The Thompson’s say the life and farming style they have adopted is probably not the easiest, but it is the best and they learn new lessons everyday.
Some of the lessons they have learned since the advent in 2007 of Painted Hill Farm are:
* Nature will surprise you when you least expect it.
* Don’t let chickens out until after sun-up.
* Fox learn your habits.
* Never assume anything.
Additional lessons, reasons and stories about country life and ‘real’ food recipes may be found in the book, “It’s a Dream Life…with a few nightmares thrown in for fun,” written and illustrated by Heidi L. Thompson.
Heidi admits she likes the solitude of being on the farm. The quiet time gives her the opportunity to prepare for a showing of her paintings beginning July 9 which will run through August. This is a great opportunity for her, since jobs for her decorative painting have slowed in recent months due to the economy.
“I like the peace of mind knowing Chuck and I are raising animals in a natural way,” says Heidi. The humane treatment given their animals was one of their main objectives in becoming organic farmers.
Going along with this are two sayings or mottos they often use. In fact, Chuck has one imprinted on a tee-shirt which says ‘Organic…it’s not just for Hippies anymore.’ The other saying Heidi likes is ‘We look forward to feeding you…naturally.’
The couple says they are beginning to get many repeat customers and their business is growing slowly but nicely.

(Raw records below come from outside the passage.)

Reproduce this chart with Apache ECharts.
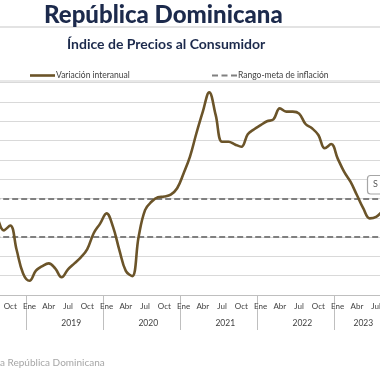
<!DOCTYPE html>
<html><head><meta charset="utf-8">
<script src="https://cdn.jsdelivr.net/npm/echarts@6/dist/echarts.min.js"></script>
<style>html,body{margin:0;padding:0;background:#fff}#c{width:380px;height:380px}</style>
</head><body><div id="c"></div>
<script>
// ---- data ----
const monthNames = ['Ene','Feb','Mar','Abr','May','Jun','Jul','Ago','Sep','Oct','Nov','Dic'];
const startYear = 2018;
const startMonth = 7; // Aug 2018 (0-based)
// Variación interanual (%), Aug 2018 - Sep 2023
const inflation = [
  4.1, 3.35, 3.6, 2.33, 1.12,
  0.74, 1.26, 1.5, 1.64, 1.38, 0.92, 1.33, 1.64, 1.95, 2.38, 3.2, 3.7,
  4.23, 3.54, 2.33, 1.25, 0.98, 3.02, 4.4, 4.83, 5.06, 5.1, 5.2, 5.53,
  6.3, 7.17, 8.38, 9.5, 10.5, 9.33, 7.94, 7.94, 7.8, 7.68, 8.33, 8.59,
  8.8, 9.0, 9.1, 9.67, 9.5, 9.5, 9.4, 8.86, 8.64, 8.29, 7.6, 7.82,
  7.08, 6.39, 5.87, 5.18, 4.49, 3.97, 4.05, 4.35, 4.6
];
const targetRange = [3, 5];
const monthLabelsShown = ['Ene','Abr','Jul','Oct'];
const yearLabelAt = {'2019-06':'2019','2020-06':'2020','2021-06':'2021','2022-06':'2022','2023-04':'2023'};
const fullYearLabels = ['2019','2020','2021','2022'];

const periods = [];
for (let i = 0; i < inflation.length; i++) {
  const t = startMonth + i;
  const y = startYear + Math.floor(t / 12);
  const m = t % 12;
  periods.push(y + '-' + String(m + 1).padStart(2, '0') + '|' + monthNames[m]);
}
function monthOf(v){ return v.split('|')[1]; }
function keyOf(v){ const p = v.split('|')[0].split('-'); return p[0] + '-' + String(+p[1]-1).padStart(2,'0'); }

const FONT = 'Lato';
const chart = echarts.init(document.getElementById('c'), null, {renderer:'canvas'});
chart.setOption({
  animation: false,
  backgroundColor: '#ffffff',
  title: [
    {text: 'República Dominicana', left: 39, top: -2,
     textStyle: {fontFamily: FONT, fontSize: 24, fontWeight: 900, color: '#1c2a4c'}},
    {text: 'Índice de Precios al Consumidor', left: 62, top: 32,
     textStyle: {fontFamily: FONT, fontSize: 14, fontWeight: 'bold', color: '#1c2a4c'}}
  ],
  legend: [
    {data: ['Variación interanual'], left: 25, top: 66, itemWidth: 25, itemHeight: 2.6, itemGap: 0,
     icon: 'rect',
     textStyle: {fontFamily: FONT, fontSize: 8.5, color: '#404040', padding: [0,0,0,-4]}},
    {data: ['Rango-meta de inflación'], left: 207, top: 66, itemWidth: 25, itemHeight: 2, itemGap: 0,
     icon: 'path://M0,0h6v2h-6z M9.5,0h6v2h-6z M19,0h6v2h-6z',
     textStyle: {fontFamily: FONT, fontSize: 8.5, color: '#404040', padding: [0,0,0,-4]}}
  ],
  grid: {left: -5.81, right: -12.2, top: 82.7, bottom: 85, containLabel: false, outerBoundsMode: 'none'},
  xAxis: [
    {type: 'category', data: periods, boundaryGap: true,
     axisLine: {show: true, lineStyle: {color: '#bfbfbf', width: 1}},
     axisTick: {show: true, length: 35, interval: (i, v) => monthOf(v) === 'Ene', lineStyle: {color: '#bfbfbf', width: 1}},
     axisLabel: {interval: (i, v) => monthLabelsShown.includes(monthOf(v)), formatter: v => monthOf(v),
       margin: 7, fontFamily: FONT, fontSize: 8, color: '#404040'},
     splitLine: {show: false}},
    {type: 'category', data: periods, boundaryGap: true, position: 'bottom',
     axisLine: {show: false}, axisTick: {show: false},
     axisLabel: {interval: (i, v) => yearLabelAt[keyOf(v)] !== undefined,
       formatter: v => { const y = yearLabelAt[keyOf(v)]; return fullYearLabels.includes(y) ? '{f|' + y + '}' : '{p|' + y + '}'; },
       margin: 24, fontFamily: FONT, fontSize: 8.5, color: '#404040',
       rich: {f: {fontFamily: FONT, fontSize: 8.5, color: '#404040', padding: [0, 0, 0, 6.42]},
              p: {fontFamily: FONT, fontSize: 8.5, color: '#404040'}}},
     splitLine: {show: false}}
  ],
  yAxis: {type: 'value', min: 0, max: 11, interval: 1,
    axisLine: {show: false}, axisTick: {show: false}, axisLabel: {show: false},
    splitLine: {show: true, lineStyle: {color: '#d9d9d9', width: 1}}},
  series: [
    {name: 'Variación interanual', type: 'line', data: inflation, smooth: 0.4, symbol: 'none',
     lineStyle: {color: '#6b5429', width: 2.6}, itemStyle: {color: '#6b5429'}, z: 5},
    {name: 'Rango-meta de inflación', type: 'line', data: [], symbol: 'none',
     lineStyle: {color: '#808080', width: 2, type: [6, 3]}, itemStyle: {color: '#808080'},
     markLine: {silent: true, symbol: 'none', label: {show: false},
       lineStyle: {color: '#808080', width: 2, type: [6, 3]},
       data: targetRange.map(v => ({yAxis: v}))}, z: 3}
  ],
  graphic: [
    {type: 'line', shape: {x1: 0, y1: 27, x2: 380, y2: 27}, style: {stroke: '#e3e3e3', lineWidth: 2}, silent: true},
    {type: 'line', shape: {x1: 0, y1: 81, x2: 380, y2: 81}, style: {stroke: '#e8e8e8', lineWidth: 2}, silent: true},
    {type: 'rect', shape: {x: 367.5, y: 175.5, width: 30, height: 18.5, r: 3}, style: {fill: '#ffffff', stroke: '#a6a6a6', lineWidth: 1.2}, z: 10},
    {type: 'text', style: {x: 373, y: 184.5, text: 'S', fontFamily: FONT, fontSize: 9, fill: '#595959', textVerticalAlign: 'middle'}, z: 11},
    {type: 'text', style: {x: 0, y: 363, text: 'a República Dominicana', fontFamily: FONT, fontSize: 10, fill: '#a6a6a6', textVerticalAlign: 'middle'}}
  ]
});
</script></body></html>
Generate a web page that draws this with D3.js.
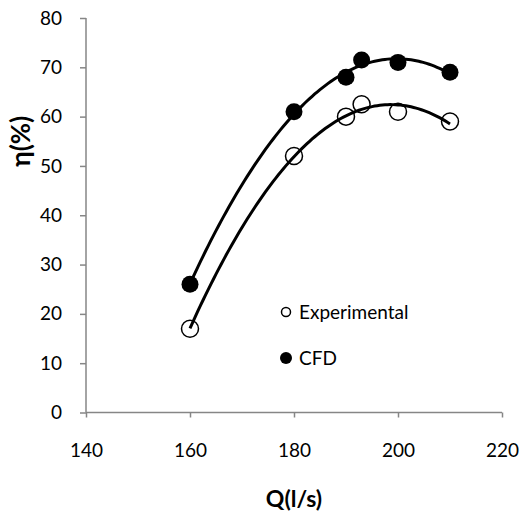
<!DOCTYPE html>
<html>
<head>
<meta charset="utf-8">
<script src="https://cdn.jsdelivr.net/npm/d3@7"></script>
<style>
  body { margin: 0; background: #fff; }
  text { font-family: Lato, "Open Sans", sans-serif; }
</style>
</head>
<body>
<div id="chart"></div>
<script>
const flow = [160, 180, 190, 193, 200, 210];
const experimental = [17, 52, 60, 62.5, 61, 59];
const cfd = [26, 61, 68, 71.5, 71, 69];
const xTicks = [140, 160, 180, 200, 220];
const yTicks = [0, 10, 20, 30, 40, 50, 60, 70, 80];

const width = 520, height = 517;
const margin = { top: 18, right: 18, bottom: 104.5, left: 86 };
const innerW = width - margin.left - margin.right;
const innerH = height - margin.top - margin.bottom;

const svg = d3.select("#chart").append("svg")
  .attr("width", width)
  .attr("height", height);

const g = svg.append("g")
  .attr("transform", `translate(${margin.left},${margin.top})`);

const x = d3.scaleLinear().domain([140, 220]).range([0, innerW]);
const y = d3.scaleLinear().domain([0, 80]).range([innerH, 0]);

// least squares 2nd order polynomial (like the excel trendline)
function polyFit(xs, ys) {
  const s = [0, 0, 0, 0, 0], t = [0, 0, 0];
  xs.forEach((xv, i) => {
    for (let k = 0; k < 5; k++) s[k] += Math.pow(xv, k);
    for (let k = 0; k < 3; k++) t[k] += Math.pow(xv, k) * ys[i];
  });
  const m = [
    [s[0], s[1], s[2], t[0]],
    [s[1], s[2], s[3], t[1]],
    [s[2], s[3], s[4], t[2]]
  ];
  for (let i = 0; i < 3; i++) {
    for (let j = i + 1; j < 3; j++) {
      const f = m[j][i] / m[i][i];
      for (let k = i; k < 4; k++) m[j][k] -= f * m[i][k];
    }
  }
  const c = [0, 0, 0];
  for (let i = 2; i >= 0; i--) {
    let v = m[i][3];
    for (let k = i + 1; k < 3; k++) v -= m[i][k] * c[k];
    c[i] = v / m[i][i];
  }
  return xv => c[0] + c[1] * xv + c[2] * xv * xv;
}

const axisColor = "#868686";

// axes
const xAxis = g.append("g")
  .attr("transform", `translate(0,${innerH})`)
  .call(d3.axisBottom(x).tickValues(xTicks).tickSize(5).tickPadding(26));
const yAxis = g.append("g")
  .call(d3.axisLeft(y).tickValues(yTicks).tickSize(6).tickPadding(18));

[xAxis, yAxis].forEach(a => {
  a.select(".domain").attr("stroke", axisColor).attr("stroke-width", 1.5);
  a.selectAll(".tick line").attr("stroke", axisColor).attr("stroke-width", 1.5);
  a.selectAll(".tick text")
    .attr("fill", "#000")
    .style("font-size", "19px")
    .style("font-family", "Lato, 'Open Sans', sans-serif");
});
xAxis.select(".domain").attr("d", `M0,0H${innerW}`);
yAxis.select(".domain").attr("d", `M0,0V${innerH}`);

// trendlines
const line = d3.line().x(d => x(d[0])).y(d => y(d[1]));
const samples = d3.range(160, 210.01, 0.5);
[experimental, cfd].forEach(vals => {
  const f = polyFit(flow, vals);
  g.append("path")
    .datum(samples.map(v => [v, f(v)]))
    .attr("fill", "none")
    .attr("stroke", "#000")
    .attr("stroke-width", 3)
    .attr("d", line);
});

// markers
g.selectAll(".exp")
  .data(flow.map((q, i) => [q, experimental[i]]))
  .enter().append("circle")
  .attr("cx", d => x(d[0]))
  .attr("cy", d => y(d[1]))
  .attr("r", 8.5)
  .attr("fill", "none")
  .attr("stroke", "#000")
  .attr("stroke-width", 1.5);

g.selectAll(".cfd")
  .data(flow.map((q, i) => [q, cfd[i]]))
  .enter().append("circle")
  .attr("cx", d => x(d[0]))
  .attr("cy", d => y(d[1]))
  .attr("r", 8.5)
  .attr("fill", "#000");

// legend
const legend = svg.append("g").attr("transform", "translate(286,312)");
legend.append("circle").attr("r", 4.5).attr("fill", "#fff")
  .attr("stroke", "#000").attr("stroke-width", 1.5);
legend.append("text").attr("x", 13).attr("y", 7)
  .style("font-size", "19px").text("Experimental");
legend.append("circle").attr("cy", 46).attr("r", 6).attr("fill", "#000");
legend.append("text").attr("x", 13).attr("y", 53)
  .style("font-size", "19px").text("CFD");

// axis titles
svg.append("text")
  .attr("x", margin.left + x(180))
  .attr("y", 507)
  .attr("text-anchor", "middle")
  .style("font-size", "23px")
  .style("font-weight", "bold")
  .text("Q(l/s)");

svg.append("text")
  .attr("transform", `translate(30,${margin.top + y(55)}) rotate(-90)`)
  .attr("text-anchor", "middle")
  .style("font-size", "26px")
  .style("font-weight", "bold")
  .text("η(%)");
</script>
</body>
</html>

“Thompson’s Painted Hill Farm is our way of making a positive impact in the world, for our neighbors and for ourselves,” summarizes Heidi.
In her book she writes, “And this is how life unfolds on our farm: we work hard all day and get a great night’s sleep. I see the sun rise and set over fields of grazing animals. I enjoy the satisfaction of growing real food. I feel safe in the country and I am starting to change people’s minds about food. What’s more, I love that Chuck and I are doing something, once commonplace, is now unusual.”
Painted Hill Farm is truly the achievement of a dream for Chuck and Heidi Thompson.